As our election continues to illustrate, we no longer have leaders whose faith we would want to imitate! And if, as they say, we get the government we deserve, then we should look to ourselves in the light of all that is revealed to us.

The divisions evidenced in the divided kingdoms of Israel and Judah are even more evidenced in the modern world, a world that is so much more complex. And the fall of Jerusalem to Babylon, an outcome of such divisions is equally evidenced in terms of a fall from grace
‘for my people have committed two evils: they have forsaken me, the fountain of living water, and dug out cisterns for themselves, cracked cisterns that can hold no water.’

The Divisions of the modern world have multiplied: the gap between Rich and Poor, between fed and hungry, between free and oppressed and the ever widening gap between secular and religious. Our political landscape is adversarial.
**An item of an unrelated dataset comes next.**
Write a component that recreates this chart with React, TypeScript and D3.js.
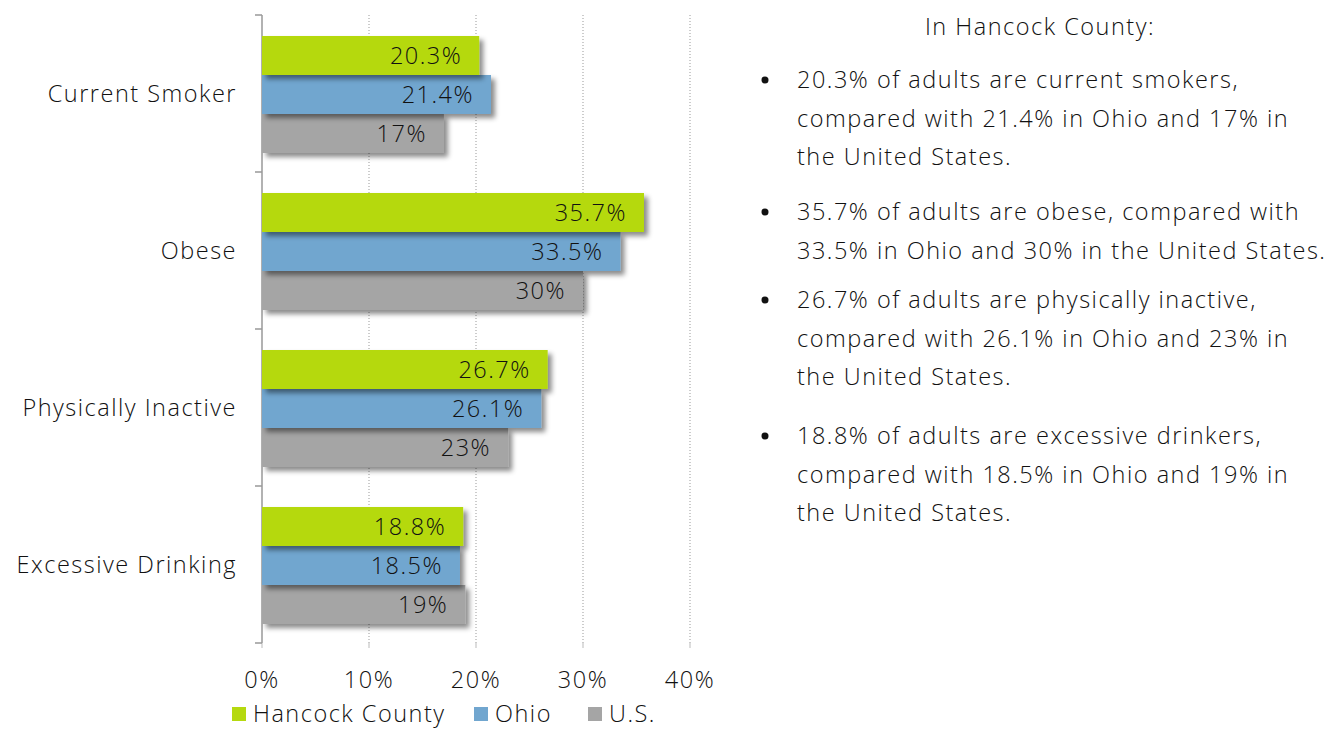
import React, { useEffect, useRef } from 'react';
import * as d3 from 'd3';

const categories = ['Current Smoker', 'Obese', 'Physically Inactive', 'Excessive Drinking'];
const seriesNames = ['Hancock County', 'Ohio', 'U.S.'];
const hancock = [20.3, 35.7, 26.7, 18.8];
const ohio = [21.4, 33.5, 26.1, 18.5];
const us = [17, 30, 23, 19];
const colors = ['#b5d90f', '#71a6cf', '#a5a5a5'];
const xTicks = [0, 10, 20, 30, 40];

const title = 'In Hancock County:';
const bullets = [
  ['20.3% of adults are current smokers,', 'compared with 21.4% in Ohio and 17% in', 'the United States.'],
  ['35.7% of adults are obese, compared with', '33.5% in Ohio and 30% in the United States.'],
  ['26.7% of adults are physically inactive,', 'compared with 26.1% in Ohio and 23% in', 'the United States.'],
  ['18.8% of adults are excessive drinkers,', 'compared with 18.5% in Ohio and 19% in', 'the United States.'],
];

const font = '"Open Sans", Roboto, sans-serif';

const App = () => {
  const svgRef = useRef<SVGSVGElement>(null);

  useEffect(() => {
    const svg = d3.select(svgRef.current);
    svg.selectAll('*').remove();

    const values = [hancock, ohio, us];
    const x = d3.scaleLinear().domain([0, 40]).range([262, 690]);
    const y = d3.scaleBand().domain(categories).range([15, 643]);
    const inner = d3.scaleBand().domain(seriesNames).range([21, 157 - 19]);

    const defs = svg.append('defs');
    const f = defs.append('filter').attr('id', 'shadow').attr('x', '-10%').attr('y', '-20%').attr('width', '130%').attr('height', '160%');
    f.append('feDropShadow').attr('dx', 4).attr('dy', 4).attr('stdDeviation', 2.5).attr('flood-color', '#000').attr('flood-opacity', 0.45);

    // gridlines
    svg.append('g').selectAll('line').data(xTicks.slice(1)).enter().append('line')
      .attr('x1', d => x(d)).attr('x2', d => x(d)).attr('y1', 15).attr('y2', 643)
      .attr('stroke', '#999').attr('stroke-dasharray', '1,2').attr('stroke-width', 1);

    // bottom tick marks
    svg.append('g').selectAll('line').data(xTicks).enter().append('line')
      .attr('x1', d => x(d)).attr('x2', d => x(d)).attr('y1', 643).attr('y2', 648)
      .attr('stroke', '#bbb');

    // left axis
    svg.append('line').attr('x1', 262).attr('x2', 262).attr('y1', 15).attr('y2', 643)
      .attr('stroke', '#999').attr('stroke-width', 1.5);
    const bounds = [0, 1, 2, 3, 4].map(i => 15 + i * y.step());
    svg.append('g').selectAll('line').data(bounds).enter().append('line')
      .attr('x1', 255).attr('x2', 262).attr('y1', d => d).attr('y2', d => d)
      .attr('stroke', '#999').attr('stroke-width', 1.5);

    const groups = svg.append('g').selectAll('g').data(categories).enter().append('g')
      .attr('transform', d => `translate(0,${y(d)})`);

    // draw bars bottom to top so upper bar's shadow overlaps the next
    [2, 1, 0].forEach(s => {
      groups.append('rect')
        .attr('x', x(0))
        .attr('y', () => inner(seriesNames[s])!)
        .attr('width', (_, i) => x(values[s][i]) - x(0))
        .attr('height', inner.bandwidth())
        .attr('fill', colors[s])
        .attr('filter', 'url(#shadow)');
    });
    [0, 1, 2].forEach(s => {
      groups.append('text')
        .attr('x', (_, i) => x(values[s][i]) - 17)
        .attr('y', () => inner(seriesNames[s])! + inner.bandwidth() / 2)
        .attr('dy', '0.36em')
        .attr('text-anchor', 'end')
        .attr('fill', '#111')
        .text((_, i) => `${values[s][i]}%`);
    });

    // category labels
    svg.append('g').selectAll('text').data(categories).enter().append('text')
      .attr('x', 237).attr('y', d => y(d)! + y.bandwidth() / 2)
      .attr('dy', '0.36em').attr('text-anchor', 'end')
      .attr('fill', '#111')
      .text(d => d);

    // x tick labels
    svg.append('g').selectAll('text').data(xTicks).enter().append('text')
      .attr('x', d => x(d)).attr('y', 680).attr('dy', '0.36em').attr('text-anchor', 'middle')
      .attr('fill', '#111')
      .text(d => `${d}%`);

    // legend
    const legendX = [232, 474, 588];
    const lg = svg.append('g').selectAll('g').data(seriesNames).enter().append('g')
      .attr('transform', (_, i) => `translate(${legendX[i]},707)`);
    lg.append('rect').attr('width', 14).attr('height', 14).attr('fill', (_, i) => colors[i]);
    lg.append('text').attr('x', 21).attr('y', 7).attr('dy', '0.36em')
      .attr('fill', '#111').text(d => d);

    // right-side text
    svg.append('text').attr('x', 1040).attr('y', 27).attr('dy', '0.36em').attr('text-anchor', 'middle')
      .attr('fill', '#111').text(title);
    const starts = [80, 212, 300, 436];
    bullets.forEach((lines, b) => {
      svg.append('circle').attr('cx', 765).attr('cy', starts[b]).attr('r', 3.5).attr('fill', '#111');
      lines.forEach((line, j) => {
        svg.append('text').attr('x', 797).attr('y', starts[b] + j * 38.5).attr('dy', '0.36em')
          .attr('fill', '#111').text(line);
      });
    });
  }, []);

  return (
    <svg ref={svgRef} width={1333} height={729}
      style={{ position: 'absolute', left: 0, top: 0, fontFamily: font, fontWeight: 300, fontSize: 23.5, letterSpacing: 1.5 }} />
  );
};

export default App;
Both Liberal and Labour have a similar ‘talent’ pool to govern, yet they are fully engaged against each other, rather than together seeking a way forward, and sobering is the contemplation that this is a process that reflects the people.

If we stay with Paul, and perhaps iconic of staying with St Paul’s then we find hope. Our hope is in the world-changing activity that comes out of the simple commitment to ‘Let mutual love continue’. We glimpse it here - it is what draws us to worship Sunday by Sunday. We’ve not perfected it but we have glimpsed it and seek to grasp it.

8 Jesus Christ is the same yesterday and today and forever.

Hope is eternal – and can be grasped in every moment.

15 Through him, then, let us continually offer a sacrifice of praise to God, that is, the fruit of lips that confess his name. Love the Lord your God 16 Do not neglect to do good and to share what you have, for such sacrifices are pleasing to God. Love your neighbour as yourself...... Jesus Christ is the same yesterday and today and forever.

And in today’s gospel we see a parable of orientation, of finding our place in relation to the place of others. The parable is easily understood, and yet amazingly difficult to imitate. It begins with a shared meal, not a dinner party of invited friends, rather a meal ‘at the house of a leader of the Pharisees.’ And it ends with a call to give, to give without any expectation of reward. This beginning and ending frame today’s gospel, and might well frame our lives if we seek a reorientation that will heal the divisions of our world. The same beginning and ending framed the extract from Paul’s letter to the Hebrews:‘Let mutual love continue.16 Do not neglect to do good and to share what you have, for such sacrifices are pleasing to God.’

The first reading is a call to us to

:12 Be appalled, O heavens, at this, be shocked, be utterly desolate, says the LORD’,

and the gospel finishes with

‘And you will be blessed’,

whether Labour or Liberal.....

‘Jesus Christ is the same yesterday and today and forever.’
"The Lord is my helper; I will not be afraid. What can anyone do to me?"